**Problem description**
In the lines below, output everything from the first line through the line containing "SIG_LW = 2.8" exactly as it is. Pictures are not part of the output.
▼
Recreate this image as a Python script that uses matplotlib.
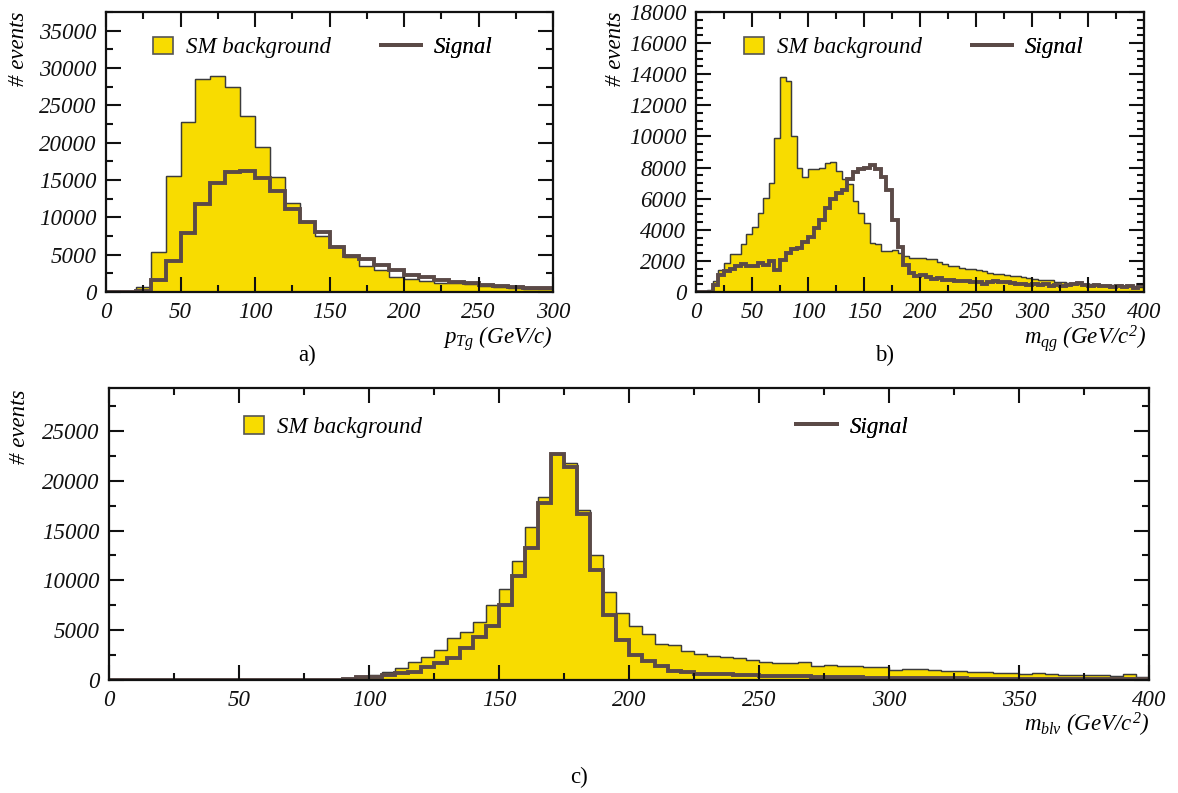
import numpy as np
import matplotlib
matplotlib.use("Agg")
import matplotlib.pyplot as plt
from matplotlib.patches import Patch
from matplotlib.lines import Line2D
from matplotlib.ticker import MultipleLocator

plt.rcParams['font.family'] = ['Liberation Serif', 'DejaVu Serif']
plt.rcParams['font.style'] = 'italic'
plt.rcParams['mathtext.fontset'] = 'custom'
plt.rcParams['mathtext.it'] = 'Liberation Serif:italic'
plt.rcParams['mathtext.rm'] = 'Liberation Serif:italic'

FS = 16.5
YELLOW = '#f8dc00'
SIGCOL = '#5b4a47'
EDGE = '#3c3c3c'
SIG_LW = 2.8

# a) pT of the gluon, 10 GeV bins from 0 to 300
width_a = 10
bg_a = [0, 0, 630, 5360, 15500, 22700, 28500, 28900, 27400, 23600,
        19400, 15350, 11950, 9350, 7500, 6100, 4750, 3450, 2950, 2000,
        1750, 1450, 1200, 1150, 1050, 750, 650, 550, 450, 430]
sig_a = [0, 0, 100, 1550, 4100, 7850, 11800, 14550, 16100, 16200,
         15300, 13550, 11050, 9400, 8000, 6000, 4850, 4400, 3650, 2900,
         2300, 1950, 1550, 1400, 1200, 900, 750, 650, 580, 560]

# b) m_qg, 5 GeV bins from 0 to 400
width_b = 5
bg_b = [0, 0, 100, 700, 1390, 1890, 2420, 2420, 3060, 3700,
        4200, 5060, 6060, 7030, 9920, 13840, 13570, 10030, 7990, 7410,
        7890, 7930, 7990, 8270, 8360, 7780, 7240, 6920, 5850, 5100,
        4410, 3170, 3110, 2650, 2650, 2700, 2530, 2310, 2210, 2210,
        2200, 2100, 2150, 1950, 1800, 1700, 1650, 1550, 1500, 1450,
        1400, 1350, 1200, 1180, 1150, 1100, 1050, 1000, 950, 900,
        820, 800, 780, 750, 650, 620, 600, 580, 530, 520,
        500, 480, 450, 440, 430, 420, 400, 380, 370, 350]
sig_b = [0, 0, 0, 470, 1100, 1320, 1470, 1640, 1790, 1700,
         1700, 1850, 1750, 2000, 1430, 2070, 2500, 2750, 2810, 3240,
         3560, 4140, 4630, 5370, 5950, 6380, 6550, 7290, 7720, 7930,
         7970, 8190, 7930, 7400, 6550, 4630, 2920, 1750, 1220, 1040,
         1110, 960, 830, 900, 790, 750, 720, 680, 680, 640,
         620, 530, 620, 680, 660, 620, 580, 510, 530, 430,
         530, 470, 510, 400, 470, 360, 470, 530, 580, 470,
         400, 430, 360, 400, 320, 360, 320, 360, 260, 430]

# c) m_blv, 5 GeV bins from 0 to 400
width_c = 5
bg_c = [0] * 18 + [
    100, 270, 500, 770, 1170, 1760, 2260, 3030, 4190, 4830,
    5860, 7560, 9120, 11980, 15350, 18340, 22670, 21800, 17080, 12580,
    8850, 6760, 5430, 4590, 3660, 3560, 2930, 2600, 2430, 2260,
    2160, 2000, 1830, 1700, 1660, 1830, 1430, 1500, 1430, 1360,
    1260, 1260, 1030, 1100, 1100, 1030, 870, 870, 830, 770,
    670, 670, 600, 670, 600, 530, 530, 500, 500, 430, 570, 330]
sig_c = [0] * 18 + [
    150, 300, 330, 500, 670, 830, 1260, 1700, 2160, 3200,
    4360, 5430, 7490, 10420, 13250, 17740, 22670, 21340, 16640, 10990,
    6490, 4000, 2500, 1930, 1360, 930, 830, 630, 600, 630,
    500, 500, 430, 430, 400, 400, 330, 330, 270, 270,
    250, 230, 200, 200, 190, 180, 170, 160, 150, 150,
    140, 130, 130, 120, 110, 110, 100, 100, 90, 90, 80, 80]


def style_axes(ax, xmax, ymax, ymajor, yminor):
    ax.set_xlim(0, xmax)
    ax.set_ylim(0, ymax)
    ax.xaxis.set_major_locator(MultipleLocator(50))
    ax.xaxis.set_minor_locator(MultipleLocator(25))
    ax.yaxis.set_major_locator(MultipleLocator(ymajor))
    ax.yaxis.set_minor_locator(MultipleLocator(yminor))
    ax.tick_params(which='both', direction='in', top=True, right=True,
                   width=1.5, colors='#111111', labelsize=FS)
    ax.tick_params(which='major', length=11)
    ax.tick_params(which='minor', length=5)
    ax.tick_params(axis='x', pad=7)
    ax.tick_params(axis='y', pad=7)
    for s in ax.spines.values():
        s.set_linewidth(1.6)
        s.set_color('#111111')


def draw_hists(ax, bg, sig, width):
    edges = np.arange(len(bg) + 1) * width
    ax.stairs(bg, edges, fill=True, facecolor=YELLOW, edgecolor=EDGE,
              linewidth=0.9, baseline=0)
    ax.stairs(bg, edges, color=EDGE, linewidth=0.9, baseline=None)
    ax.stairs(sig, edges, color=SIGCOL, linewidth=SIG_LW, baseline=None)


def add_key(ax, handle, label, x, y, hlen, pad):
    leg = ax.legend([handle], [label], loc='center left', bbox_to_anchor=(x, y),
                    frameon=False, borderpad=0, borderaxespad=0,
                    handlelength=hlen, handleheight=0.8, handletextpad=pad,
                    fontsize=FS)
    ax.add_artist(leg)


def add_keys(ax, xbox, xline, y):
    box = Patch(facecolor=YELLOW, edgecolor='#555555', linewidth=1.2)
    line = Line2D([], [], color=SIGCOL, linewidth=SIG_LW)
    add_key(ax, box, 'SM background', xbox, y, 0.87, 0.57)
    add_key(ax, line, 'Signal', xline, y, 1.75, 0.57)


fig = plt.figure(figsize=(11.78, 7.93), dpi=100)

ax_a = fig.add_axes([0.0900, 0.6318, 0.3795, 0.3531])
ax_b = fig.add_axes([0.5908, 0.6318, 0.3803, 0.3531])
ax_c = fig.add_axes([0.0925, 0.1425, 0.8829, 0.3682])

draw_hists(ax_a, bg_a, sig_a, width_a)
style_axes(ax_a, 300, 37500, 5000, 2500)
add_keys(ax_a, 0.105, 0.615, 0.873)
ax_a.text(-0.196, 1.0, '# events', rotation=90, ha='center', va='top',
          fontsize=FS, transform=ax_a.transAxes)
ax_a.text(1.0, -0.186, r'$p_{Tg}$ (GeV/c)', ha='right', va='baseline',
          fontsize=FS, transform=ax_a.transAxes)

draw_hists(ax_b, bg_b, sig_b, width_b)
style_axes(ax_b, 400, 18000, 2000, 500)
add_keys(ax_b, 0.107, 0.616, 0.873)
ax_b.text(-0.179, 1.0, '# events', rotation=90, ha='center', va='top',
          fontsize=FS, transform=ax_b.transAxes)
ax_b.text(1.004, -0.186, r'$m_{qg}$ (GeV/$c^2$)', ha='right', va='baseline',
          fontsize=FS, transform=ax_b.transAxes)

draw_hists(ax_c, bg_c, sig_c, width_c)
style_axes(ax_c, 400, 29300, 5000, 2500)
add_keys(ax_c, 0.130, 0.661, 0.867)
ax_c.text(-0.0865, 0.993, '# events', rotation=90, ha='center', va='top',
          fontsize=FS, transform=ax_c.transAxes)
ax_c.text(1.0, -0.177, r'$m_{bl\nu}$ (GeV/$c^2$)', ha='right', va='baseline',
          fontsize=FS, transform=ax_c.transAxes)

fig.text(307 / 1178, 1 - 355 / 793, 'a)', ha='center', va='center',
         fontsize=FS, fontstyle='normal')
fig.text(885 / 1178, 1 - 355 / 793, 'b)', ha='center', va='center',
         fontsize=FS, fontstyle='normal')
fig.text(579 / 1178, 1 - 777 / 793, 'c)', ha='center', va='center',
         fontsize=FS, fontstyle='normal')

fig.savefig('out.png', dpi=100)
▲
**Complete answer**
Recreate this image as a Python script that uses matplotlib.
import numpy as np
import matplotlib
matplotlib.use("Agg")
import matplotlib.pyplot as plt
from matplotlib.patches import Patch
from matplotlib.lines import Line2D
from matplotlib.ticker import MultipleLocator

plt.rcParams['font.family'] = ['Liberation Serif', 'DejaVu Serif']
plt.rcParams['font.style'] = 'italic'
plt.rcParams['mathtext.fontset'] = 'custom'
plt.rcParams['mathtext.it'] = 'Liberation Serif:italic'
plt.rcParams['mathtext.rm'] = 'Liberation Serif:italic'

FS = 16.5
YELLOW = '#f8dc00'
SIGCOL = '#5b4a47'
EDGE = '#3c3c3c'
SIG_LW = 2.8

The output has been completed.